Electric Service Power Quality
The electric service power quality (PQ) application is similar to that for the electric service reliability except that, as the benefit’s name implies, the storage is used to protect on-site loads from effects related to poor power quality from the grid. PQ challenges tend to be more pervasive, intermittent and they often occur over short durations. Key examples of poor PQ include:
- Voltage variations– short-term spikes or dips, longer term surges or sags and
- Electrical “noise” – high frequency transients or oscillations, usually injected into the line by other electricity using equipment and some utility operations.

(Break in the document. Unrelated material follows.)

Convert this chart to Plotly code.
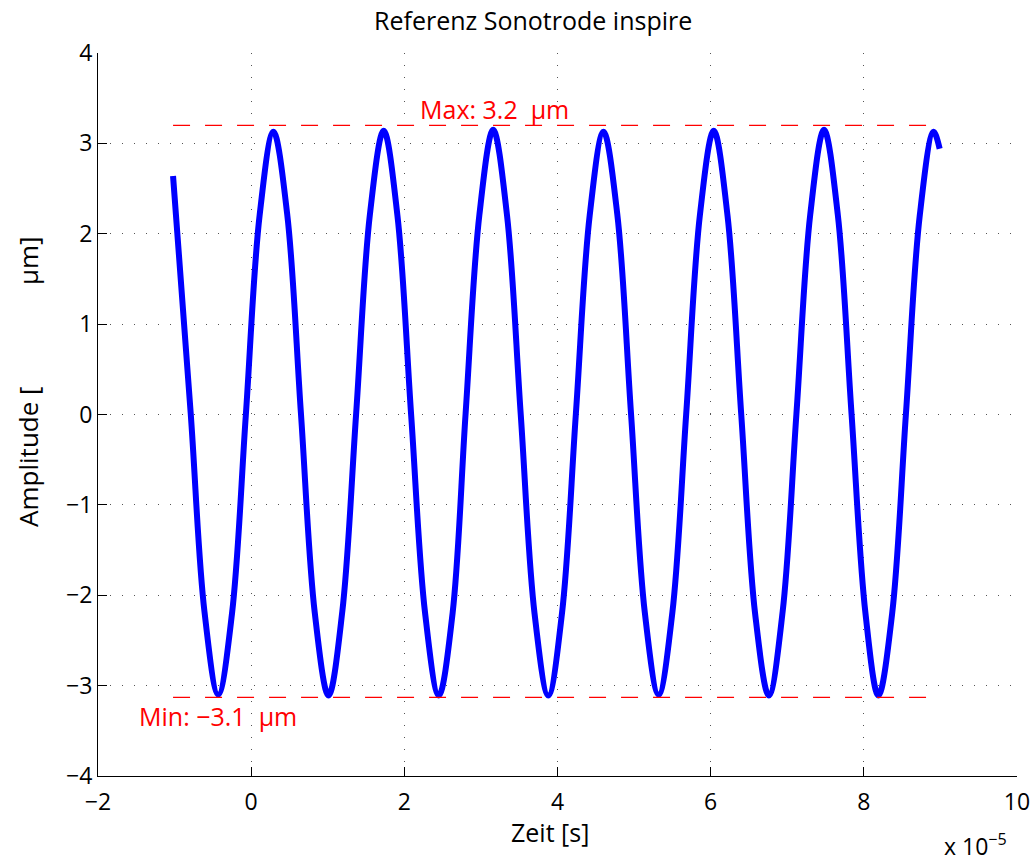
import plotly.graph_objects as go

# time in units of 1e-5 s, amplitude in µm
t = [-1.02, -0.79, -0.61, -0.43, -0.25, -0.07, 0.11, 0.29, 0.47, 0.65, 0.83, 1.01,
     1.19, 1.37, 1.55, 1.73, 1.91, 2.09, 2.27, 2.45, 2.63, 2.80, 2.98, 3.16,
     3.34, 3.52, 3.70, 3.88, 4.06, 4.24, 4.42, 4.60, 4.78, 4.96, 5.14, 5.32,
     5.50, 5.68, 5.86, 6.04, 6.22, 6.40, 6.58, 6.76, 6.94, 7.12, 7.30, 7.48,
     7.66, 7.84, 8.02, 8.19, 8.37, 8.55, 8.73, 8.91, 8.99]
amp = [2.64, 0.02, -2.18, -3.10, -2.20, -0.01, 2.20, 3.13, 2.22, 0.01, -2.19, -3.11,
       -2.18, 0.00, 2.21, 3.14, 2.20, -0.02, -2.19, -3.11, -2.20, 0.01, 2.21, 3.15,
       2.21, 0.00, -2.20, -3.11, -2.19, 0.01, 2.20, 3.13, 2.22, 0.01, -2.19, -3.10,
       -2.19, 0.00, 2.21, 3.14, 2.20, -0.01, -2.20, -3.11, -2.18, 0.01, 2.21, 3.15,
       2.21, 0.00, -2.19, -3.11, -2.20, 0.01, 2.20, 3.13, 2.94]

max_line = 3.2
min_line = -3.13
max_label = "Max: 3.2  µm"
min_label = "Min: −3.1  µm"
y_title = "Amplitude [" + " " * 15 + "µm]"
x_ticks = [-2, 0, 2, 4, 6, 8, 10]
y_ticks = [-4, -3, -2, -1, 0, 1, 2, 3, 4]

FONT = "Open Sans, Noto Sans, sans-serif"

fig = go.Figure()
fig.add_trace(go.Scatter(
    x=t, y=amp, mode="lines",
    line=dict(color="#0000ff", width=6, shape="spline", smoothing=1.0),
    hoverinfo="skip", showlegend=False))
for yv in (max_line, min_line):
    fig.add_trace(go.Scatter(
        x=[t[0], t[-1]], y=[yv, yv], mode="lines",
        line=dict(color="#ff0000", width=1.3, dash="17px,15px"),
        hoverinfo="skip", showlegend=False))

axis_common = dict(
    showline=True, linecolor="black", linewidth=1, automargin=False,
    ticks="inside", ticklen=9, tickcolor="black", tickwidth=1,
    showgrid=True, gridcolor="#555555", gridwidth=1, griddash="1px,11px",
    zeroline=False, mirror=False,
    tickfont=dict(family=FONT, size=23, color="black"),
)
fig.update_xaxes(range=[-2, 10], tickvals=x_ticks, ticklabelstandoff=5,
                 ticktext=[f"{v:g}".replace("-", "−") for v in x_ticks], **axis_common)
fig.update_yaxes(range=[-4, 4], tickvals=y_ticks,
                 ticktext=[f"{v:g}".replace("-", "−") for v in y_ticks], **axis_common)

ann = [
    dict(text="Referenz Sonotrode inspire", x=0.4733, y=1.0456, xanchor="center", yanchor="middle",
         xref="paper", yref="paper", font=dict(family=FONT, size=25, color="black")),
    dict(text="Zeit [s]", x=0.4913, y=-0.0775, xanchor="center", yanchor="middle",
         xref="paper", yref="paper", font=dict(family=FONT, size=25, color="black")),
    dict(text=y_title, x=-0.0762, y=0.545, xanchor="center", yanchor="middle",
         xref="paper", yref="paper", textangle=-90,
         font=dict(family=FONT, size=26, color="black")),
    dict(text="x 10<sup>−5</sup>", x=0.918, y=-0.0954, xanchor="left", yanchor="middle",
         xref="paper", yref="paper", font=dict(family=FONT, size=23, color="black")),
    dict(text=max_label, x=2.178, y=3.385, xanchor="left", yanchor="middle",
         xref="x", yref="y", font=dict(family=FONT, size=25, color="#ff0000")),
    dict(text=min_label, x=-1.495, y=-3.335, xanchor="left", yanchor="middle",
         xref="x", yref="y", font=dict(family=FONT, size=25, color="#ff0000")),
]
for a in ann:
    a.update(showarrow=False)
fig.update_layout(
    width=1032, height=861,
    margin=dict(l=98, r=15, t=53, b=85, autoexpand=False),
    paper_bgcolor="white", plot_bgcolor="white",
    annotations=ann, showlegend=False,
)
# remove the browser's default 8px body margin so the figure fills the window exactly
fig.write_html("out.html", config={"displayModeBar": False},
               post_script="document.body.style.margin='0px';"
                           "document.body.style.overflow='hidden';")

The energy storage benefit for power quality applications is based on avoided costs related to:
- Equipment downtime (listed above for electric service reliability),
- Damage to electricity-using equipment, and
- Suboptimal equipment operation
Conclusions and Observations
Energy storage for electricity end use can provide four important benefits. Two electricity “bill management” benefits include reduced TOU energy cost and, if applicable, reduced demand charges. A bill management value proposition is attractive because, in like many other storage benefits the prices are apparent and they are likely to rise. Some large commercial end-users have used large capacity cold storage for decades to manage their electricity bill. And, new energy storage technology will only improve.
Two other important end-user benefits are reliability and power quality related. Depending on the type of end-user; the reliability/power quality benefit can be significant and can be quite complementary to the bill management benefits.